Starting with version 9.2, the Linux package ships with a dependency_licenses.json file containing version and license information of all bundled software, including software libraries, Ruby gems that the rails application uses, and JavaScript libraries that is required for the frontend components. Because it’s in JSON format, GitLab can parse this file and use it for automated checks or validations. The file may be found at /opt/gitlab/dependency_licenses.json.

Starting with version 11.3, we have also made the license information available online, at:

Checking licenses

The Linux package is made up of many pieces of software, comprising code that is covered by many different licenses. Those licenses are provided and compiled as stated above.
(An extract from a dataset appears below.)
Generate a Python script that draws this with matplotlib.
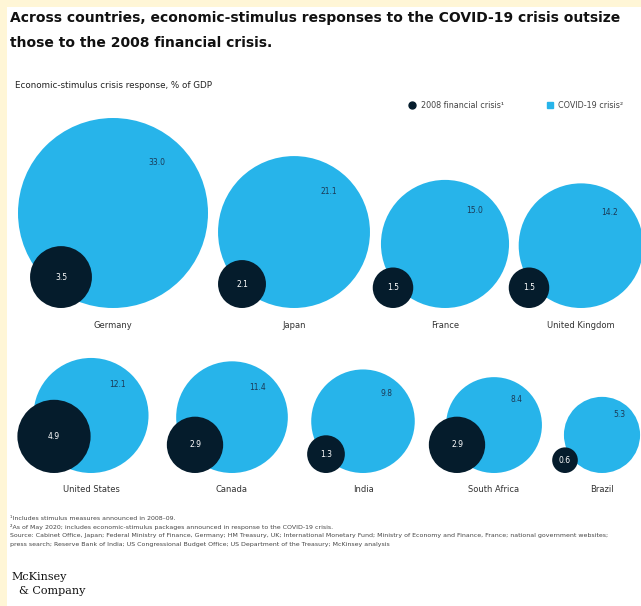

Starting with version 8.13, GitLab has placed an additional step into Linux package installation. The license_check step calls lib/gitlab/tasks/license_check.rake, which checks the compiled LICENSE file against the current list of approved and questionable licenses as denoted in the arrays at the top of the script. This script outputs one of Good, Unknown or Check for each piece of software that is a part of the Linux package.

  • Good: denotes a license that is approved for all usage types, in GitLab and the Linux package.
  • Unknown: denotes a license that is not recognized in the list of ‘good’ or ‘bad’, which should be immediately reviewed for implications of use.
  • Check: denotes a license that has the potential be incompatible with GitLab itself, and thus should be checked for how it is used as a part of the Linux package to ensure compliance.

This list is sourced from the GitLab development documentation on licensing. However, due to the nature of the Linux package, the licenses may not apply in the same way. Such as with git and rsync. See the GNU License FAQ

License acknowledgements

libjpeg-turbo - BSD 3-clause license

This software is based in part on the work of the Independent JPEG Group.

Trademark Usage

Within the GitLab documentation, reference to third-party technologies and/or trademarks of third-party entities may be made. The inclusion of reference to third-party technology and/or entities is solely for the purposes of examples of how GitLab software may interact with, or be used in conjunction with, such third-party technology. All trademarks, materials, documentation, and other intellectual property remain the property of any/all such third party.

Trademark Requirements

Use of GitLab Trademarks must be in compliance with the standards set forth in our guidelines (as updated from time to time). CHEF® and all Chef marks are owned by Progress Software Corporation and must be used in accordance with the Progress Software Trademark Usage Policy.

When using a GitLab or 3rd party trademark in documentation, include the (R) symbol in the first instance, for example, “Chef(R) is used for configuring….” You may omit the symbol in subsequent instances.

If a trademark owner requires a particular notice or trademark requirement, such notice or requirement should be stated above.